ASH ’25 Report from Dr. Wolfgang Miesbach: Perioperative Bleeding Management: What 1,030+ U.S. Anesthesiologists Think About Current Challenges
50.6% practiced primarily at academic medical centers, while 42.3% worked in community hospitals, with additional representation from military/VA hospitals (3.7%). Nearly half (48.4%) worked at Level I trauma centers.
The Progress…

  • Prothrombin complex concentrates (PCCs) have become the dominant choice for managing anticoagulated patients in emergency settings. For warfarin reversal, 4-factor PCCs jumped from 30% adoption in 2019 to 55.4% in 2023. Similarly, PCCs are now chosen by 76.9% of clinicians for DOAC reversal before emergency surgery, up from 44% just four years earlier.
  • Fresh frozen plasma (FFP)—once the default choice—has dramatically declined in use from 75% to just 38.3% for warfarin reversal, replaced by more targeted, efficient interventions.

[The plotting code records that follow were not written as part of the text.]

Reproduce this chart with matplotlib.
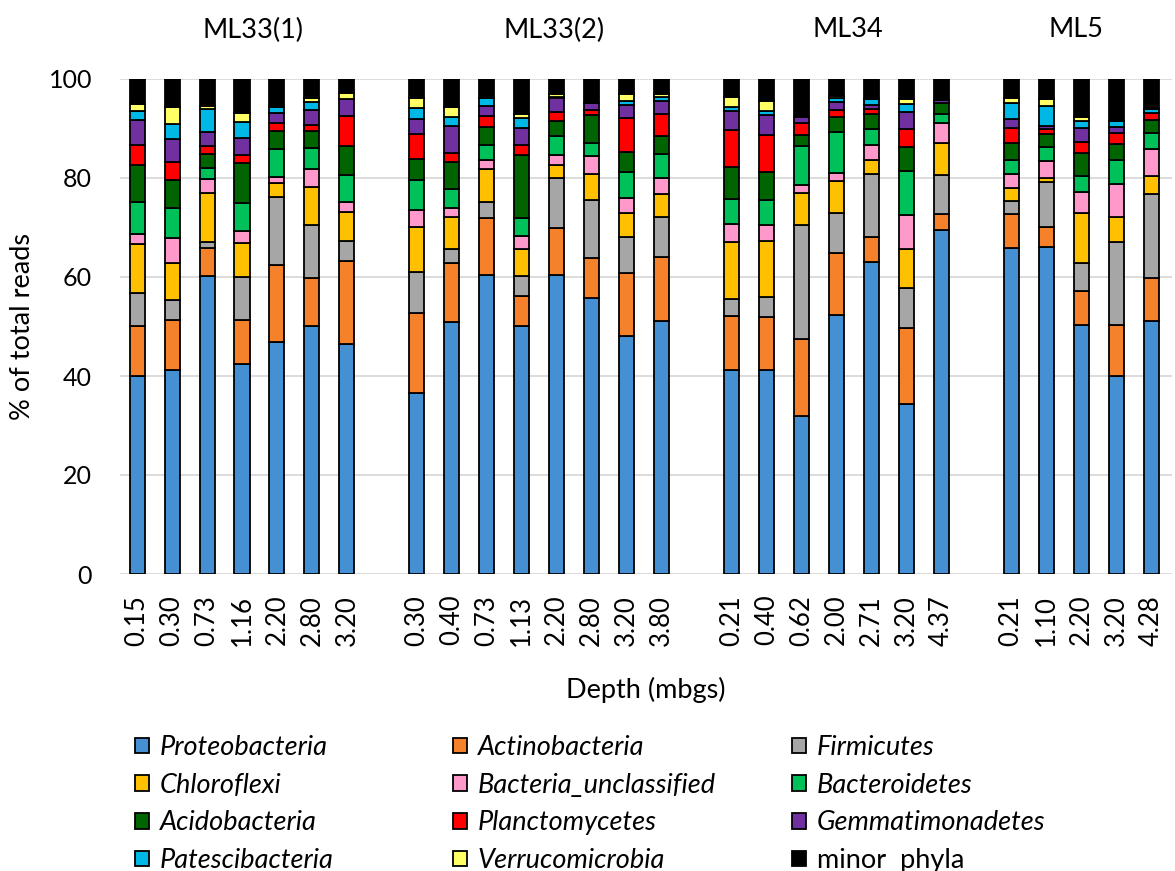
import matplotlib
matplotlib.use("Agg")
import matplotlib.pyplot as plt
import numpy as np

plt.rcParams['font.family'] = ['Lato', 'DejaVu Sans']

# ---------------- data ----------------
sites = ['ML33(1)', 'ML33(2)', 'ML34', 'ML5']
depths_ml33_1 = ['0.15', '0.30', '0.73', '1.16', '2.20', '2.80', '3.20']
depths_ml33_2 = ['0.30', '0.40', '0.73', '1.13', '2.20', '2.80', '3.20', '3.80']
depths_ml34 = ['0.21', '0.40', '0.62', '2.00', '2.71', '3.20', '4.37']
depths_ml5 = ['0.21', '1.10', '2.20', '3.20', '4.28']

phyla = ['Proteobacteria', 'Actinobacteria', 'Firmicutes', 'Chloroflexi',
         'Bacteria_unclassified', 'Bacteroidetes', 'Acidobacteria',
         'Planctomycetes', 'Gemmatimonadetes', 'Patescibacteria',
         'Verrucomicrobia', 'minor  phyla']

proteobacteria = [40.0, 41.2, 60.2, 42.5, 46.8, 50.0, 46.4,
                  36.5, 51.0, 60.4, 50.1, 60.4, 55.8, 48.0, 51.2,
                  41.2, 41.2, 31.9, 52.3, 63.1, 34.3, 69.4,
                  65.9, 66.1, 50.3, 39.9, 51.2]
actinobacteria = [10.1, 10.1, 5.6, 8.9, 15.6, 9.7, 16.9,
                  16.2, 11.8, 11.6, 6.1, 9.4, 8.0, 12.9, 12.9,
                  11.0, 10.8, 15.6, 12.6, 5.0, 15.3, 3.3,
                  6.8, 4.1, 6.9, 10.4, 8.5]
firmicutes = [6.7, 4.1, 1.3, 8.5, 13.8, 10.9, 4.0,
              8.4, 2.8, 3.1, 4.0, 10.1, 11.8, 7.2, 8.0,
              3.3, 4.0, 23.1, 8.1, 12.7, 8.1, 7.9,
              2.7, 8.9, 5.7, 16.8, 17.1]
chloroflexi = [9.9, 7.4, 9.9, 7.0, 2.7, 7.6, 5.8,
               8.9, 6.5, 6.7, 5.4, 2.7, 5.3, 4.9, 4.7,
               11.5, 11.3, 6.4, 6.3, 2.8, 7.9, 6.5,
               2.6, 0.8, 10.0, 5.1, 3.6]
bacteria_unclassified = [1.9, 5.0, 2.7, 2.4, 1.4, 3.6, 2.0,
                         3.5, 1.8, 1.8, 2.7, 2.0, 3.5, 2.9, 3.1,
                         3.7, 3.2, 1.6, 1.8, 3.1, 6.9, 4.1,
                         2.9, 3.5, 4.3, 6.5, 5.4]
bacteroidetes = [6.6, 6.2, 2.3, 5.7, 5.6, 4.2, 5.5,
                 6.1, 3.8, 3.1, 3.7, 3.8, 2.7, 5.4, 4.9,
                 5.0, 5.1, 7.9, 8.1, 3.1, 8.9, 1.7,
                 2.7, 2.8, 3.2, 4.9, 3.2]
acidobacteria = [7.4, 5.6, 2.8, 8.0, 3.6, 3.5, 5.9,
                 4.2, 5.6, 3.7, 12.6, 3.1, 5.6, 4.0, 3.7,
                 6.6, 5.7, 2.1, 3.1, 3.1, 4.9, 2.2,
                 3.5, 2.6, 4.6, 3.3, 2.7]
planctomycetes = [4.1, 3.7, 1.7, 1.6, 1.7, 1.3, 6.1,
                  5.1, 1.7, 2.2, 2.1, 1.9, 1.0, 6.8, 4.4,
                  7.3, 7.3, 2.6, 1.4, 1.0, 3.6, 0.0,
                  2.9, 1.0, 2.3, 2.1, 1.4]
gemmatimonadetes = [5.0, 4.5, 2.7, 3.5, 2.0, 2.9, 3.3,
                    3.0, 5.5, 1.9, 3.5, 2.7, 1.4, 2.6, 2.7,
                    4.0, 4.1, 1.2, 1.6, 0.8, 3.5, 0.7,
                    1.9, 0.7, 2.7, 1.4, 0.0]
patescibacteria = [1.8, 3.2, 4.7, 3.3, 1.2, 1.7, 0.0,
                   2.3, 1.9, 1.6, 1.9, 0.3, 0.0, 0.9, 0.8,
                   0.8, 0.9, 0.0, 0.8, 1.2, 1.5, 0.0,
                   3.3, 4.1, 1.6, 1.1, 0.8]
verrucomicrobia = [1.4, 3.3, 0.6, 1.7, 0.0, 0.7, 1.2,
                   1.9, 2.0, 0.0, 0.8, 0.5, 0.0, 1.3, 0.6,
                   1.9, 2.0, 0.0, 0.5, 0.0, 1.0, 0.0,
                   1.0, 1.3, 0.8, 0.0, 0.0]
minor_phyla = [5.1, 5.7, 5.5, 6.9, 5.6, 3.9, 2.9,
               3.9, 5.6, 3.9, 7.1, 3.1, 4.9, 3.1, 3.0,
               3.7, 4.4, 7.6, 3.4, 4.1, 4.1, 4.2,
               3.8, 4.1, 7.6, 8.5, 6.1]

series = [proteobacteria, actinobacteria, firmicutes, chloroflexi,
          bacteria_unclassified, bacteroidetes, acidobacteria,
          planctomycetes, gemmatimonadetes, patescibacteria,
          verrucomicrobia, minor_phyla]

colors = ['#4590D3', '#F5822A', '#A6A6A6', '#FFC000', '#FF99CC', '#00C05A',
          '#006400', '#FF0000', '#7030A0', '#00B8E6', '#FFFF66', '#000000']

# ---------------- positions ----------------
groups = [depths_ml33_1, depths_ml33_2, depths_ml34, depths_ml5]
positions = []
labels = []
start = 0
for g in groups:
    positions += list(range(start, start + len(g)))
    labels += g
    start += len(g) + 1
positions = np.array(positions, dtype=float)

fig = plt.figure(figsize=(11.75, 8.71), dpi=100)
ax = fig.add_axes([120 / 1175, 1 - 574 / 871, (1172 - 120) / 1175, 495 / 871])

bottom = np.zeros(len(positions))
handles = []
for vals, col, name in zip(series, colors, phyla):
    v = np.array(vals)
    b = ax.bar(positions, v, bottom=bottom, width=0.43, color=col,
               edgecolor='black', linewidth=1.3, label=name, zorder=3)
    handles.append(b)
    bottom += v

ax.set_ylim(0, 100)
ax.set_xlim(-0.49, 29.6)
ax.set_yticks([0, 20, 40, 60, 80, 100])
ax.yaxis.grid(True, color='#D9D9D9', linewidth=1.3, zorder=0)
ax.set_axisbelow(True)
for s in ax.spines.values():
    s.set_visible(False)
ax.set_xticks(positions)
ax.set_xticklabels(labels, rotation=90, fontsize=18.5)
ax.tick_params(axis='x', length=0, pad=15)
ax.tick_params(axis='y', length=0, pad=20, labelsize=18)

ax.set_ylabel('% of total reads', fontsize=19.5)
ax.yaxis.set_label_coords(-0.0805, 0.5)
ax.set_xlabel('Depth (mbgs)', fontsize=19.5)
ax.xaxis.set_label_coords(0.5, -0.207)

# site titles
title_x = [3.31, 11.92, 20.33, 26.85]
for name, x in zip(sites, title_x):
    ax.text(x, 109.9, name, ha='center', va='center', fontsize=19.5, clip_on=False)

# legend: three columns laid out row by row
col_x = [135 / 1175, 453 / 1175, 792 / 1175]
for c in range(3):
    hs = [handles[r * 3 + c] for r in range(4)]
    ns = [phyla[r * 3 + c] for r in range(4)]
    leg = fig.legend(hs, ns, loc='upper left',
                     bbox_to_anchor=(col_x[c], 1 - 735 / 871),
                     frameon=False, fontsize=19.5, borderpad=0, borderaxespad=0,
                     handlelength=0.5, handleheight=0.5, handletextpad=0.42,
                     labelspacing=0.47)
    for t in leg.get_texts():
        if t.get_text() != 'minor  phyla':
            t.set_fontstyle('italic')

fig.savefig('out.png', dpi=100)
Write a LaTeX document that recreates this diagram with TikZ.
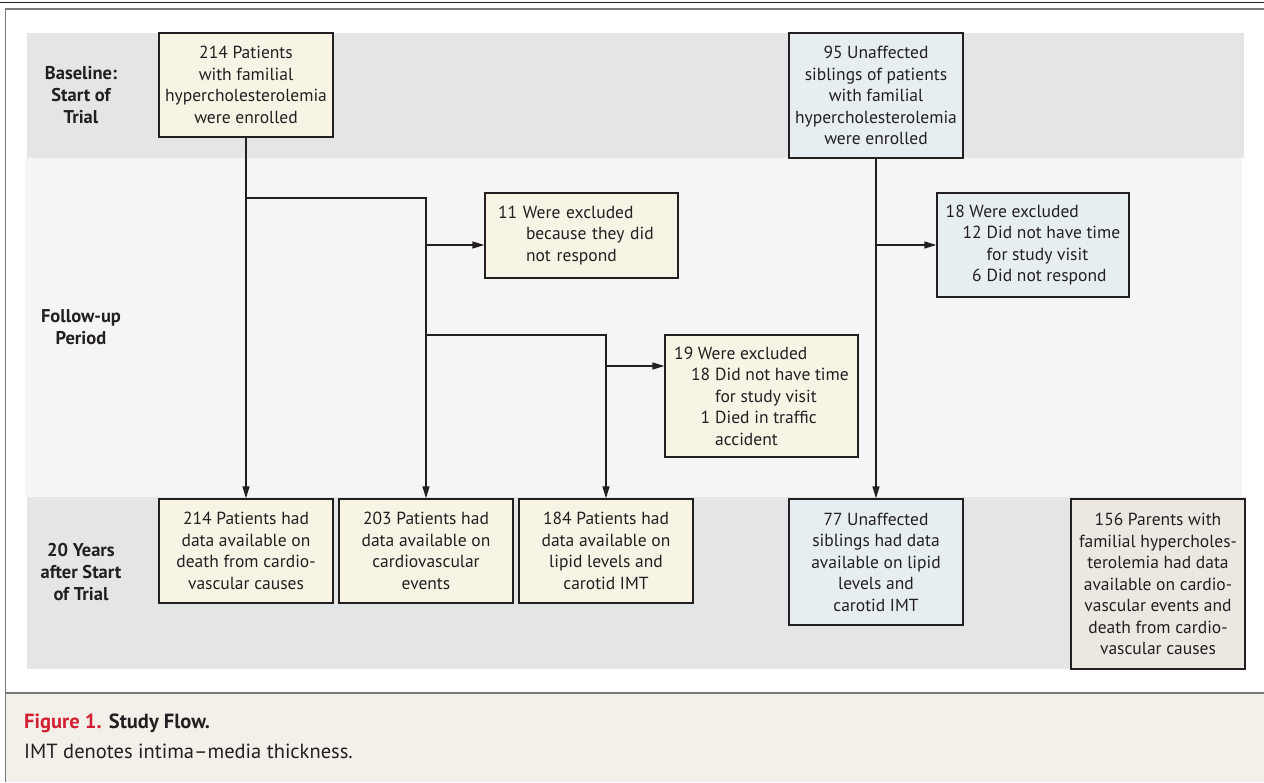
\documentclass[tikz,border=0pt]{standalone}
\usepackage{fontspec}
\setmainfont{PT Sans}
\usetikzlibrary{arrows.meta}
\definecolor{cream}{HTML}{F7F4E6}
\definecolor{sky}{HTML}{E7EEF2}
\definecolor{taupe}{HTML}{ECE8E1}
\definecolor{bandA}{HTML}{E4E5E7}
\definecolor{bandB}{HTML}{F5F5F5}
\definecolor{capbg}{HTML}{F3F0EA}
\definecolor{ink}{HTML}{231F20}
\definecolor{nejmred}{HTML}{D21F33}
\definecolor{rulegray}{HTML}{7A7A7A}
\newcommand\fs{\fontsize{17.5}{21.5}\selectfont}
\newcommand\lfs{\fontsize{18.5}{22}\selectfont}
\newcommand\cfs{\fontsize{20.5}{24}\selectfont}
\newcommand\numln[2]{\hspace*{18pt}\makebox[23pt][r]{#1\hspace{5pt}}#2}
\tikzset{
  box/.style={draw=ink, line width=1.3pt, inner sep=0pt, align=center, font=\fs, text=ink},
  lbl/.style={font=\lfs\bfseries, align=center, text=ink},
  conn/.style={draw=ink, line width=1.3pt},
  arr/.style={conn, -{Triangle[length=12pt,width=7pt]}},
  captxt/.style={anchor=base west, font=\cfs, text=ink, inner sep=0pt},
}
\begin{document}
\begin{tikzpicture}[x=1pt,y=-1pt]
\useasboundingbox (0,0) rectangle (1264,782);
% backgrounds
\fill[white] (0,0) rectangle (1264,782);
\fill[bandA] (27,33) rectangle (1244,158);
\fill[bandB] (25,158) rectangle (1242,497);
\fill[bandA] (27,497) rectangle (1246,669);
\fill[capbg] (6,694) rectangle (1264,782);
% frame rules
\draw[ink, line width=1.5pt] (0,2.5) -- (1264,2.5);
\draw[rulegray, line width=2pt] (5,9) -- (1264,9);
\draw[rulegray, line width=1.6pt] (5.5,8) -- (5.5,782);
\draw[rulegray, line width=2pt] (5,693) -- (1264,693);
% row labels
\node[lbl] (l1) at (81,95) {Baseline:\\Start of\\Trial};
\node[lbl] (l2) at (81,327) {Follow-up\\Period};
\node[lbl] (l3) at (81,572) {20 Years\\after Start\\of Trial};
% boxes
\node[box, fill=cream, minimum width=174pt, minimum height=104pt] (A) at (246,85)
  {214 Patients\\with familial\\hypercholesterolemia\\were enrolled};
\node[box, fill=sky, minimum width=174pt, minimum height=125pt] (B) at (876,95.5)
  {95 Unaffected\\siblings of patients\\with familial\\hypercholesterolemia\\were enrolled};
\node[box, fill=cream, minimum width=193pt, minimum height=85pt, text width=167pt, align=left] (C) at (581.5,235.5)
  {11 Were excluded\\\hspace*{28pt}because they did\\\hspace*{28pt}not respond};
\node[box, fill=cream, minimum width=193pt, minimum height=122pt, align=left] (D) at (761.5,396)
  {19 Were excluded\\\numln{18}{Did not have time}\\\hspace*{41pt}for study visit\\\numln{1}{Died in traffic}\\\hspace*{41pt}accident};
\node[box, fill=sky, minimum width=192pt, minimum height=104pt, align=left] (E) at (1033,245)
  {18 Were excluded\\\numln{12}{Did not have time}\\\hspace*{41pt}for study visit\\\numln{6}{Did not respond}};
\node[box, fill=cream, minimum width=174pt, minimum height=104pt] (F1) at (246,551)
  {214 Patients had\\data available on\\death from cardio-\\vascular causes};
\node[box, fill=cream, minimum width=174pt, minimum height=104pt] (F2) at (426,551)
  {203 Patients had\\data available on\\cardiovascular\\events};
\node[box, fill=cream, minimum width=174pt, minimum height=104pt] (F3) at (606,551)
  {184 Patients had\\data available on\\lipid levels and\\carotid IMT};
\node[box, fill=sky, minimum width=174pt, minimum height=126pt] (F4) at (876,562)
  {77 Unaffected\\siblings had data\\available on lipid\\levels and\\carotid IMT};
\node[box, fill=taupe, minimum width=174pt, minimum height=170pt] (G) at (1158,584)
  {156 Parents with\\familial hypercholes-\\terolemia had data\\available on cardio-\\vascular events and\\death from cardio-\\vascular causes};
% connectors
\coordinate (s1) at (246,198);
\coordinate (s2) at (426,245);
\coordinate (s3) at (426,335);
\coordinate (s4) at (606,366);
\coordinate (s5) at (876,245);
\draw[arr] (A.south) -- (F1.north);
\draw[arr] (s1) -| (F2.north);
\draw[arr] (s2) -- (s2 -| C.west);
\draw[arr] (s3) -| (F3.north);
\draw[arr] (s4) -- (s4 -| D.west);
\draw[arr] (B.south) -- (F4.north);
\draw[arr] (s5) -- (E.west);
% caption
\node[captxt] (cap1) at (24,728)
  {\textbf{\color{nejmred}Figure 1.} \textbf{Study Flow.}};
\node[captxt] (cap2) at (24,758)
  {IMT denotes intima–media thickness.};
\end{tikzpicture}
\end{document}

The Challenges That Remain…

  • Access & Approval Remain Fragmented: Despite clear guidelines, 19.3% of respondents lack access to PCCs entirely, while 18.9% face approval requirements that could delay life-saving interventions. ​
    Inconsistent Institutional Protocols: For DOAC management, only 33.8% of clinicians have formal institutional protocols in place, while 44% didn’t even know if their hospital had one.
  • Resource Limitations for Advanced Testing: Just 36.2% of hospitals can access drug-specific anti-FXa level testing for apixaban or rivaroxaban—essential data for informed decision-making in urgent scenarios.
  • The DOAC Reversal Agent Gap: While specific DOAC reversal agents exist—idarucizumab for dabigatran and andexanet alfa for apixaban/rivaroxaban—the survey revealed a notable limitation: their usage patterns weren’t assessed. However, the recent ANNEXA-I trial showed that 85.5% of patients in the standard care group received PCCs, highlighting their continued prominence despite available specific antidotes.
  • Fibrinogen Concentrate: While fibrinogen concentrate (FIBRYGA®) recently received FDA approval for acquired fibrinogen deficiency based on the FIBRES trial demonstrating non-inferiority to cryoprecipitate, uptake remains remarkably low at just 5.5%, with cryoprecipitate dominating at 65.9%.
  • Massive Transfusion Protocols (MTPs): While 92.9% of respondents reported having an MTP at their hospital, there’s striking heterogeneity in fibrinogen replacement strategies: 44.3% use cryoprecipitate exclusively, 24.5% use either product based on availability, but 26.3% don’t include fibrinogen replacement at all in their protocols.
  • For severe acquired factor deficiencies during cardiac surgery (60.0%), liver surgery (66.9%), and postpartum hemorrhage (71.3%), FFP remains the first-line choice—despite its limitations, including volume overload and delayed onset.